A Company's First Profit Can Mean Big Gains for Investors


"Those are the stocks that will likely see the best new demand from new investors: people who are now, all of a sudden, willing to take notice of the stock."


With earnings season winding down, I've been running screens with the concept to find companies that have just recently shown their first quarterly profit within the last year.

The idea is to find companies that have not shown a profit for at least the previous 4 quarters, but have just recently produced their first profit this last quarter.

I run this screen after every earnings season. And here we are again.

Some of these companies will be relatively new, and this recent profit may be the only profit in the company's history so far.

Other companies may have a long history of profitability, but for whatever reason haven't seen a profit in a while—but has finally returned to profitability.

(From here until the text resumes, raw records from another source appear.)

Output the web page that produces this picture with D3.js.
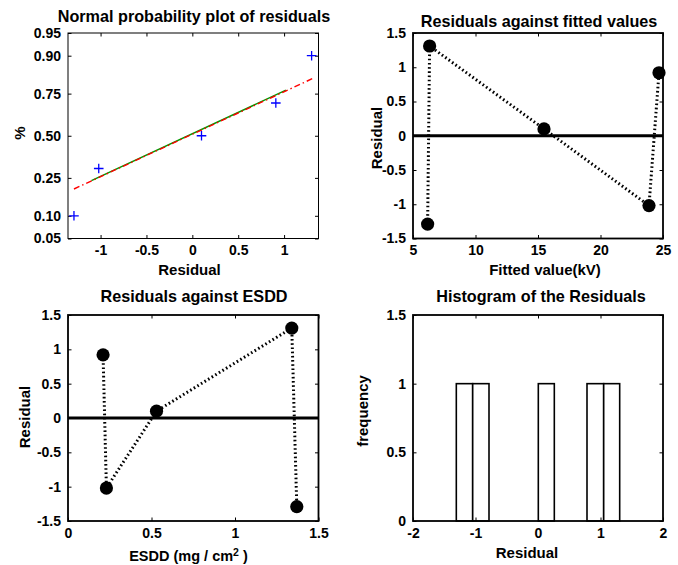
<!DOCTYPE html>
<html><head><meta charset="utf-8">
<script src="https://cdn.jsdelivr.net/npm/d3@7"></script>
<style>
body{margin:0;background:#fff;}
svg text{font-family:"Liberation Sans",Arial,Helvetica,sans-serif;font-weight:bold;fill:#000;}
</style></head><body>
<svg id="c" width="678" height="565"></svg>
<script>
// ---------------- data ----------------
const residual = [-1.29, 1.31, 0.10, -1.02, 0.92];   // ordered by fitted value
const fitted   = [6.17, 6.33, 15.48, 23.88, 24.68];
const esdd     = [1.37, 1.34, 0.53, 0.23, 0.21];

const normResidual = [-1.29, -1.02, 0.10, 0.91, 1.30];
const normProb     = [0.10, 0.30, 0.50, 0.70, 0.90];
const fitSolidX = [-1.10, 1.02];
const fitSolidP = [0.236, 0.767];
const fitDashX  = [-1.29, 1.31];
const fitDashP  = [0.197, 0.820];

const histEdges  = [-1.307, -1.045, -0.784, -0.523, -0.262, 0.005, 0.261, 0.523, 0.784, 1.051, 1.307];
const histCounts = [1, 1, 0, 0, 0, 1, 0, 0, 1, 1];

const normXLim   = [-1.355, 1.375];
const normYTicks = [0.05, 0.10, 0.25, 0.50, 0.75, 0.90, 0.95];
const normXTicks = [-1, -0.5, 0, 0.5, 1];
const resLim     = [-1.5, 1.5];
const resTicks   = [-1.5, -1, -0.5, 0, 0.5, 1, 1.5];
const fittedLim  = [5, 25];
const fittedTicks= [5, 10, 15, 20, 25];
const esddLim    = [0, 1.5];
const esddTicks  = [0, 0.5, 1, 1.5];
const histXLim   = [-2, 2];
const histXTicks = [-2, -1, 0, 1, 2];
const freqLim    = [0, 1.5];
const freqTicks  = [0, 0.5, 1, 1.5];

// ---------------- helpers ----------------
function norminv(p){
  const a=[-3.969683028665376e+01,2.209460984245205e+02,-2.759285104469687e+02,1.383577518672690e+02,-3.066479806614716e+01,2.506628277459239e+00];
  const b=[-5.447609879822406e+01,1.615858368580409e+02,-1.556989798598866e+02,6.680131188771972e+01,-1.328068155288572e+01];
  const c=[-7.784894002430293e-03,-3.223964580411365e-01,-2.400758277161838e+00,-2.549732539343734e+00,4.374664141464968e+00,2.938163982698783e+00];
  const d=[7.784695709041462e-03,3.224671290700398e-01,2.445134137142996e+00,3.754408661907416e+00];
  const pl=0.02425;
  let q,r;
  if(p<pl){q=Math.sqrt(-2*Math.log(p));return (((((c[0]*q+c[1])*q+c[2])*q+c[3])*q+c[4])*q+c[5])/((((d[0]*q+d[1])*q+d[2])*q+d[3])*q+1);}
  if(p>1-pl){q=Math.sqrt(-2*Math.log(1-p));return -(((((c[0]*q+c[1])*q+c[2])*q+c[3])*q+c[4])*q+c[5])/((((d[0]*q+d[1])*q+d[2])*q+d[3])*q+1);}
  q=p-0.5;r=q*q;
  return (((((a[0]*r+a[1])*r+a[2])*r+a[3])*r+a[4])*r+a[5])*q/(((((b[0]*r+b[1])*r+b[2])*r+b[3])*r+b[4])*r+1);
}

const svg = d3.select("#c");
const TICK = 3.5;
const TICKFONT = "14px";
const TITLEFONT = 16.2;
const LABELFONT = 15;

function panel(box, xs, ys, xTicks, yTicks, xFmt, yFmt, bw){
  const g = svg.append("g");
  const gx = g.append("g").attr("transform",`translate(0,${box.y1})`)
    .call(d3.axisBottom(xs).tickValues(xTicks).tickFormat(xFmt).tickSizeInner(-TICK).tickSizeOuter(0).tickPadding(7));
  const gxt = g.append("g").attr("transform",`translate(0,${box.y0})`)
    .call(d3.axisTop(xs).tickValues(xTicks).tickFormat("").tickSizeInner(-TICK).tickSizeOuter(0));
  const gy = g.append("g").attr("transform",`translate(${box.x0},0)`)
    .call(d3.axisLeft(ys).tickValues(yTicks).tickFormat(yFmt).tickSizeInner(-TICK).tickSizeOuter(0).tickPadding(7));
  const gyr = g.append("g").attr("transform",`translate(${box.x1},0)`)
    .call(d3.axisRight(ys).tickValues(yTicks).tickFormat("").tickSizeInner(-TICK).tickSizeOuter(0));
  [gx,gxt,gy,gyr].forEach(a=>{
    a.select(".domain").remove();
    a.selectAll(".tick line").attr("stroke","#000").attr("stroke-width",1);
    a.selectAll("text").attr("font-size",TICKFONT).attr("font-family",null).attr("fill","#000");
  });
  g.append("rect").attr("x",box.x0).attr("y",box.y0)
    .attr("width",box.x1-box.x0).attr("height",box.y1-box.y0)
    .attr("fill","none").attr("stroke","#000").attr("stroke-width",bw);
  return g;
}
function label(txt,x,y,size,rot){
  const t = svg.append("text").attr("text-anchor","middle").attr("font-size",size+"px").text(txt);
  if(rot) t.attr("transform",`translate(${x},${y}) rotate(-90)`);
  else t.attr("x",x).attr("y",y);
  return t;
}

const TL = {x0:68, x1:318.5, y0:33, y1:238.5};
const TR = {x0:413, x1:663, y0:33, y1:238.5};
const BL = {x0:68, x1:318.5, y0:315, y1:521};
const BR = {x0:413, x1:663, y0:315, y1:521};
const fmtPlain = d => String(d);
const DOT = {w:3, dash:"1.6,2.6"};
const R = 6.6;

// ---------------- panel 1: normal probability plot ----------------
{
  const xs = d3.scaleLinear().domain(normXLim).range([TL.x0, TL.x1]);
  const zs = d3.scaleLinear().domain([norminv(0.05), norminv(0.95)]).range([TL.y1, TL.y0]);
  const ys = p => zs(norminv(p));
  const zTicks = normYTicks.map(norminv);
  panel(TL, xs, zs, normXTicks, zTicks, fmtPlain,
        z => d3.format(".2f")(normYTicks[zTicks.indexOf(z)]), 1);
  const line = d3.line().x(d=>xs(d[0])).y(d=>ys(d[1]));
  svg.append("path").attr("d", line(d3.zip(fitSolidX, fitSolidP)))
    .attr("stroke","#009900").attr("stroke-width",1.4).attr("fill","none");
  svg.append("path").attr("d", line(d3.zip(fitDashX, fitDashP)))
    .attr("stroke","#ff0000").attr("stroke-width",1.4).attr("fill","none")
    .attr("stroke-dasharray","6,3,1.5,3");
  const s = 4.8;
  const pts = svg.append("g").selectAll("g").data(d3.zip(normResidual, normProb)).join("g")
    .attr("transform", d=>`translate(${xs(d[0])},${ys(d[1])})`);
  pts.append("path").attr("d",`M${-s},0H${s}M0,${-s}V${s}`)
    .attr("stroke","#0000ff").attr("stroke-width",1.3).attr("fill","none");
  label("Normal probability plot of residuals", 194, 21.5, TITLEFONT);
  label("Residual", 189.5, 275, LABELFONT);
  label("%", 25, 133, LABELFONT, true);
}

// ---------------- panel 2: residuals vs fitted ----------------
{
  const xs = d3.scaleLinear().domain(fittedLim).range([TR.x0, TR.x1]);
  const ys = d3.scaleLinear().domain(resLim).range([TR.y1, TR.y0]);
  panel(TR, xs, ys, fittedTicks, resTicks, fmtPlain, fmtPlain, 1.8);
  svg.append("path").attr("d", d3.line()([[xs(fittedLim[0]), ys(0)], [xs(fittedLim[1]), ys(0)]]))
    .attr("stroke","#000").attr("stroke-width",3);
  svg.append("path").attr("d", d3.line().x(d=>xs(d[0])).y(d=>ys(d[1]))(d3.zip(fitted, residual)))
    .attr("stroke","#000").attr("stroke-width",DOT.w).attr("fill","none").attr("stroke-dasharray",DOT.dash);
  svg.append("g").selectAll("circle").data(d3.zip(fitted, residual)).join("circle")
    .attr("cx",d=>xs(d[0])).attr("cy",d=>ys(d[1])).attr("r",R).attr("fill","#000");
  label("Residuals against fitted values", 539, 26.5, TITLEFONT);
  label("Fitted value(kV)", 545, 274.5, LABELFONT);
  label("Residual", 382, 138, LABELFONT, true);
}

// ---------------- panel 3: residuals vs ESDD ----------------
{
  const xs = d3.scaleLinear().domain(esddLim).range([BL.x0, BL.x1]);
  const ys = d3.scaleLinear().domain(resLim).range([BL.y1, BL.y0]);
  panel(BL, xs, ys, esddTicks, resTicks, fmtPlain, fmtPlain, 1.8);
  svg.append("path").attr("d", d3.line()([[xs(esddLim[0]), ys(0)], [xs(esddLim[1]), ys(0)]]))
    .attr("stroke","#000").attr("stroke-width",3);
  const pts = d3.zip(esdd, residual).sort((a,b)=>a[0]-b[0]);
  svg.append("path").attr("d", d3.line().x(d=>xs(d[0])).y(d=>ys(d[1]))(pts))
    .attr("stroke","#000").attr("stroke-width",DOT.w).attr("fill","none").attr("stroke-dasharray",DOT.dash);
  svg.append("g").selectAll("circle").data(pts).join("circle")
    .attr("cx",d=>xs(d[0])).attr("cy",d=>ys(d[1])).attr("r",R).attr("fill","#000");
  label("Residuals against ESDD", 194, 301.5, TITLEFONT);
  const t = svg.append("text").attr("text-anchor","middle").attr("x",188.5).attr("y",561).attr("font-size","14.5px");
  t.append("tspan").text("ESDD (mg / cm");
  t.append("tspan").attr("font-size","10.5px").attr("dy","-5").text("2");
  t.append("tspan").attr("dy","5").text(" )");
  label("Residual", 30, 417, LABELFONT, true);
}

// ---------------- panel 4: histogram ----------------
{
  const xs = d3.scaleLinear().domain(histXLim).range([BR.x0, BR.x1]);
  const ys = d3.scaleLinear().domain(freqLim).range([BR.y1, BR.y0]);
  const bins = histCounts.map((c,i)=>({x0:histEdges[i], x1:histEdges[i+1], c}));
  svg.append("g").selectAll("rect").data(bins).join("rect")
    .attr("x",d=>xs(d.x0)).attr("width",d=>xs(d.x1)-xs(d.x0))
    .attr("y",d=>ys(d.c)).attr("height",d=>ys(0)-ys(d.c))
    .attr("fill","#fff").attr("stroke","#000").attr("stroke-width",1.6);
  panel(BR, xs, ys, histXTicks, freqTicks, fmtPlain, fmtPlain, 1.8);
  label("Histogram of the Residuals", 541, 301.5, TITLEFONT);
  label("Residual", 527, 558, LABELFONT);
  label("frequency", 368, 411, LABELFONT, true);
}
</script>
</body></html>
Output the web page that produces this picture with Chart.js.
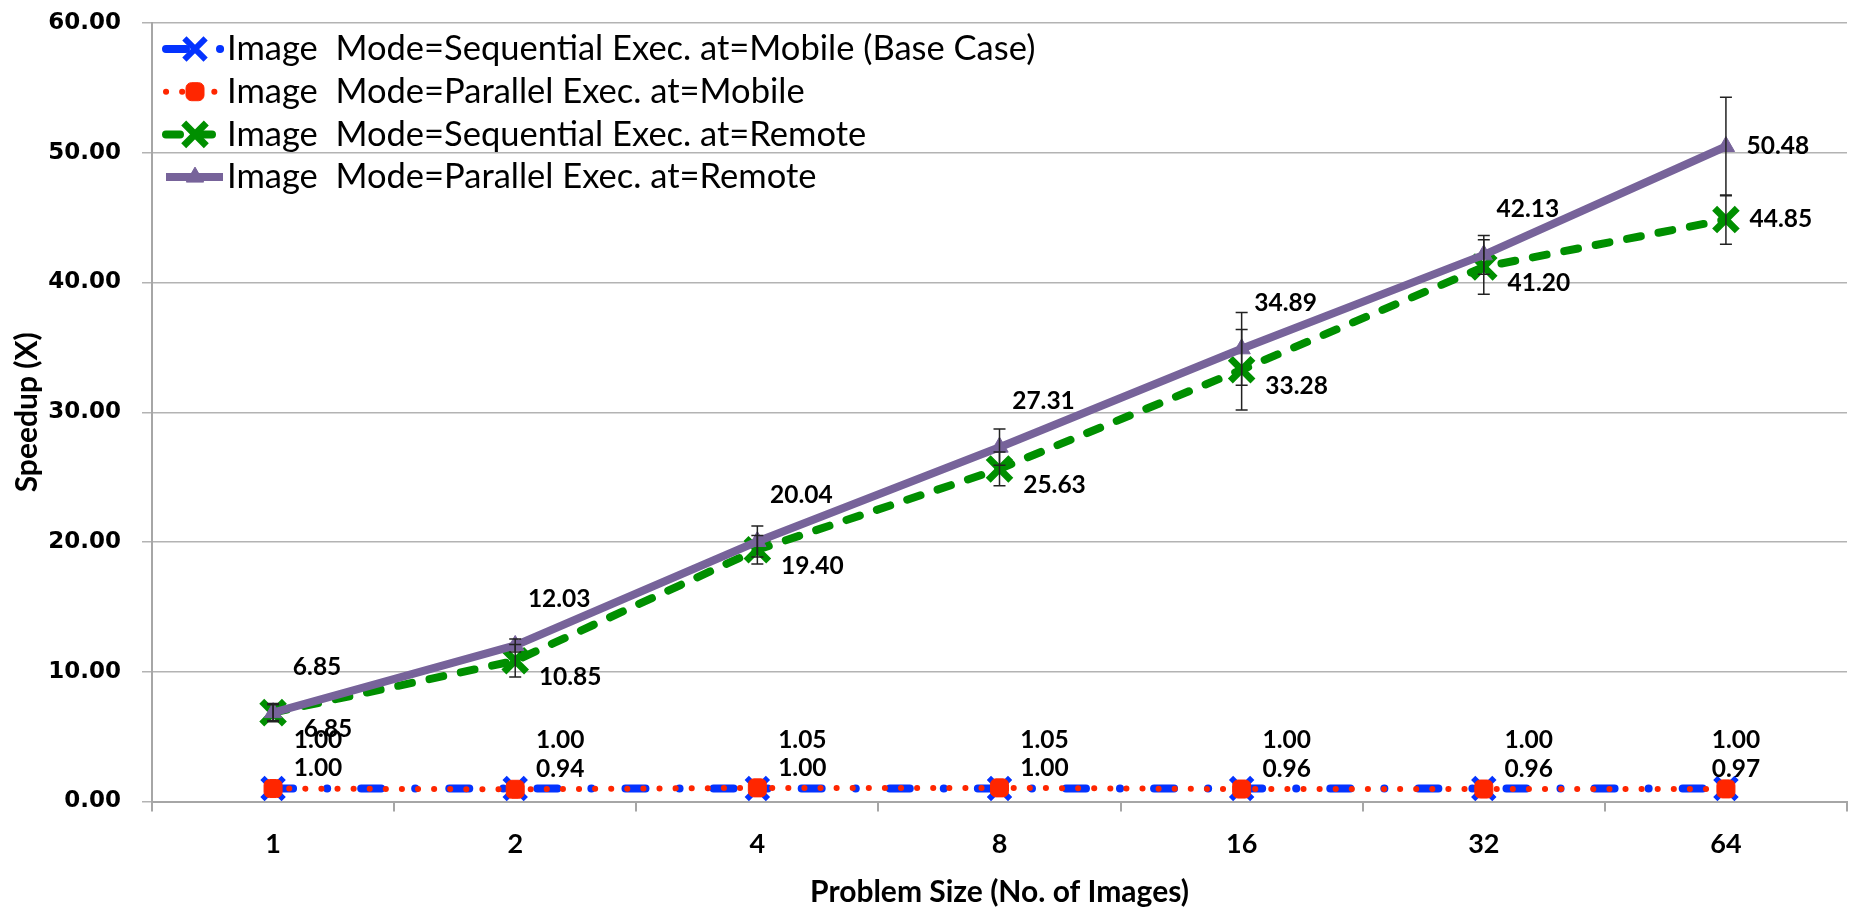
<!DOCTYPE html>
<html>
<head>
<meta charset="utf-8">
<script src="https://cdn.jsdelivr.net/npm/chart.js"></script>
<style>
  html, body { margin: 0; padding: 0; overflow: hidden; background: #fff; }
  #wrap { width: 1870px; height: 907px; position: relative; }
</style>
</head>
<body>
<div id="wrap"><canvas id="speedup-chart" width="1870" height="907"></canvas></div>
<script>
// values
const categories = ['1', '2', '4', '8', '16', '32', '64'];
const yTicks = [0, 10, 20, 30, 40, 50, 60];
const seqMobile = [1.00, 1.00, 1.00, 1.00, 1.00, 1.00, 1.00];
const parMobile = [1.00, 0.94, 1.05, 1.05, 0.96, 0.96, 0.97];
const seqRemote = [6.85, 10.85, 19.40, 25.63, 33.28, 41.20, 44.85];
const parRemote = [6.85, 12.03, 20.04, 27.31, 34.89, 42.13, 50.48];
const seqRemoteErr = [0.6, 1.25, 1.1, 1.3, 3.1, 2.1, 1.9];
const parRemoteErr = [0.7, 0.5, 1.2, 1.4, 2.8, 1.5, 3.8];

const BLUE = '#0433ff';
const RED = '#ff2600';
const GREEN = '#008f00';
const PURPLE = '#77639a';

// error bars for the two remote series
const errorBars = {
    id: 'errorBars',
    afterDatasetsDraw(chart) {
        const ctx = chart.ctx;
        const y = chart.scales.y;
        const sets = [[2, seqRemote, seqRemoteErr], [3, parRemote, parRemoteErr]];
        ctx.save();
        ctx.strokeStyle = '#222';
        ctx.lineWidth = 1.5;
        sets.forEach(([di, vals, errs]) => {
            const meta = chart.getDatasetMeta(di);
            meta.data.forEach((pt, i) => {
                const top = y.getPixelForValue(vals[i] + errs[i]);
                const bot = y.getPixelForValue(vals[i] - errs[i]);
                ctx.beginPath();
                ctx.moveTo(pt.x, top); ctx.lineTo(pt.x, bot);
                ctx.moveTo(pt.x - 6, top); ctx.lineTo(pt.x + 6, top);
                ctx.moveTo(pt.x - 6, bot); ctx.lineTo(pt.x + 6, bot);
                ctx.stroke();
            });
        });
        ctx.restore();
    }
};

// value labels next to the points
const pointLabels = {
    id: 'pointLabels',
    afterDatasetsDraw(chart) {
        const ctx = chart.ctx;
        const last = categories.length - 1;
        ctx.save();
        ctx.font = 'bold 24.5px Lato';
        ctx.fillStyle = '#000';
        ctx.textAlign = 'center';
        ctx.textBaseline = 'middle';
        chart.data.datasets.forEach((ds, di) => {
            const meta = chart.getDatasetMeta(di);
            meta.data.forEach((pt, i) => {
                let dx, dy;
                if (di === 3) {
                    dx = i === last ? 52 : 44;
                    dy = i === last ? 0 : -46;
                } else if (di === 2) {
                    dx = 55;
                    dy = i === last ? 0 : 16;
                } else {
                    const other = di === 0 ? parMobile[i] : seqMobile[i];
                    const upper = ds.data[i] > other || (ds.data[i] === other && di === 0);
                    dx = i === last ? 10 : 45;
                    dy = upper ? -48 : -20;
                }
                ctx.fillText(ds.data[i].toFixed(2), pt.x + dx, pt.y + dy);
            });
        });
        ctx.restore();
    }
};

// legend drawn inside the plot, top left
const insideLegend = {
    id: 'insideLegend',
    afterDraw(chart) {
        const ctx = chart.ctx;
        ctx.save();
        chart.data.datasets.forEach((ds, i) => {
            const y = 49 + i * 42.7;
            ctx.beginPath();
            ctx.setLineDash(ds.borderDash || []);
            ctx.lineCap = ds.borderCapStyle || 'butt';
            ctx.lineWidth = ds.borderWidth;
            ctx.strokeStyle = ds.borderColor;
            ctx.moveTo(166, y);
            ctx.lineTo(223, y);
            ctx.stroke();
            ctx.setLineDash([]);
            ctx.lineCap = 'butt';
            ctx.fillStyle = ds.pointBackgroundColor;
            ctx.strokeStyle = ds.pointBorderColor;
            ctx.lineWidth = ds.pointBorderWidth;
            Chart.helpers.drawPoint(ctx, {
                pointStyle: ds.pointStyle,
                radius: ds.pointRadius,
                borderWidth: ds.pointBorderWidth,
                rotation: 0
            }, 195, y);
            ctx.fillStyle = '#000';
            ctx.font = '34.5px Lato';
            ctx.textAlign = 'left';
            ctx.textBaseline = 'middle';
            ctx.fillText(ds.label, 227, y);
        });
        ctx.restore();
    }
};

const ctx = document.getElementById('speedup-chart').getContext('2d');
const speedupChart = new Chart(ctx, {
    type: 'line',
    data: {
        labels: categories,
        datasets: [
            {
                label: 'Image  Mode=Sequential Exec. at=Mobile (Base Case)',
                data: seqMobile,
                borderColor: BLUE,
                borderWidth: 8,
                borderDash: [20, 34, 0.1, 34],
                borderCapStyle: 'round',
                pointStyle: 'crossRot',
                pointRadius: 15,
                pointBorderWidth: 6,
                pointBorderColor: BLUE,
                pointBackgroundColor: BLUE,
                order: 3
            },
            {
                label: 'Image  Mode=Parallel Exec. at=Mobile',
                data: parMobile,
                borderColor: RED,
                borderWidth: 6,
                borderDash: [0.1, 16],
                borderCapStyle: 'round',
                pointStyle: 'rectRounded',
                pointRadius: 10.5,
                pointBorderWidth: 1,
                pointBorderColor: RED,
                pointBackgroundColor: RED,
                order: 2
            },
            {
                label: 'Image  Mode=Sequential Exec. at=Remote',
                data: seqRemote,
                borderColor: GREEN,
                borderWidth: 8,
                borderDash: [14, 18],
                borderCapStyle: 'round',
                pointStyle: 'crossRot',
                pointRadius: 16,
                pointBorderWidth: 7,
                pointBorderColor: GREEN,
                pointBackgroundColor: GREEN,
                order: 1
            },
            {
                label: 'Image  Mode=Parallel Exec. at=Remote',
                data: parRemote,
                borderColor: PURPLE,
                borderWidth: 8,
                pointStyle: 'triangle',
                pointRadius: 10,
                pointBorderWidth: 1,
                pointBorderColor: PURPLE,
                pointBackgroundColor: PURPLE,
                order: 0
            }
        ]
    },
    options: {
        responsive: false,
        animation: false,
        layout: { padding: { top: 18.5, right: 4, bottom: 0, left: 0 } },
        plugins: {
            legend: { display: false },
            tooltip: { enabled: false }
        },
        scales: {
            x: {
                offset: true,
                grid: {
                    offset: true,
                    drawOnChartArea: false,
                    drawTicks: true,
                    tickLength: 10,
                    color: '#a6a6a6',
                    lineWidth: 2
                },
                border: { color: '#a6a6a6', width: 2 },
                ticks: {
                    color: '#000',
                    padding: 17,
                    font: { family: 'Lato', weight: 'bold', size: 27 }
                },
                title: {
                    display: true,
                    text: 'Problem Size (No. of Images)',
                    color: '#000',
                    font: { family: 'Lato', weight: 'bold', size: 30, lineHeight: 1 },
                    padding: { top: 0, bottom: 0 }
                },
                afterFit(scale) {
                    scale.height = 105.5;
                    scale.paddingLeft = 0;
                    scale.paddingRight = 0;
                }
            },
            y: {
                min: 0,
                max: 60,
                afterBuildTicks(scale) { scale.ticks = yTicks.map(v => ({ value: v })); },
                grid: { color: '#b3b3b3', lineWidth: 1.5, tickLength: 10 },
                border: { color: '#a6a6a6', width: 2 },
                ticks: {
                    color: '#000',
                    padding: 21,
                    font: { family: 'DejaVu Sans', weight: 'bold', size: 23 },
                    callback: v => v.toFixed(2)
                },
                title: {
                    display: true,
                    text: 'Speedup (X)',
                    color: '#000',
                    font: { family: 'Lato', weight: 'bold', size: 30, lineHeight: 1 },
                    padding: { top: 12, bottom: 0 }
                },
                afterFit(scale) {
                    scale.width = 152;
                    scale.paddingTop = 0;
                    scale.paddingBottom = 0;
                }
            }
        }
    },
    plugins: [errorBars, pointLabels, insideLegend]
});
</script>
</body>
</html>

I like this concept because, if the trend has been one of improvement, there's a good chance the trend will continue. This is true whether you've been profitable or are just getting profitable.

But some people (like myself for example) dislike buying companies that cannot show a profit. And there are many others who won't even consider a stock unless it's making money.

Losing less than the previous quarter is indeed an improvement. And in that respect, by definition, it is growth, i.e., they're growing less unprofitable. And it's even better if the losses are less and less in each sequential quarter.

But there's something entirely different about growth AND being profitable. And those are the stocks that will likely see the best new demand from new investors; people who are now, all of a sudden, willing to take notice of, and pay attention to, the stock.

And that's what we're screening for today:

  • EPS for the previous 4 Quarters less than or equal to 0
    (This means in each of the previous 4 quarters (except the most recently reported quarter) the company has reported earnings of less than or equal to zero, i.e., no profit.)
  • EPS for the recently reported quarter greater than 0
    (This time, the company reported earnings greater than zero, meaning they finally showed a profit.)
  • Current Price greater than or equal to 5
    (I prefer to only look at companies over $5. But if you drop this item from the screen, it'll currently produce three times as many stocks coming thru the screen.)

The screen is pretty simple yet pretty powerful.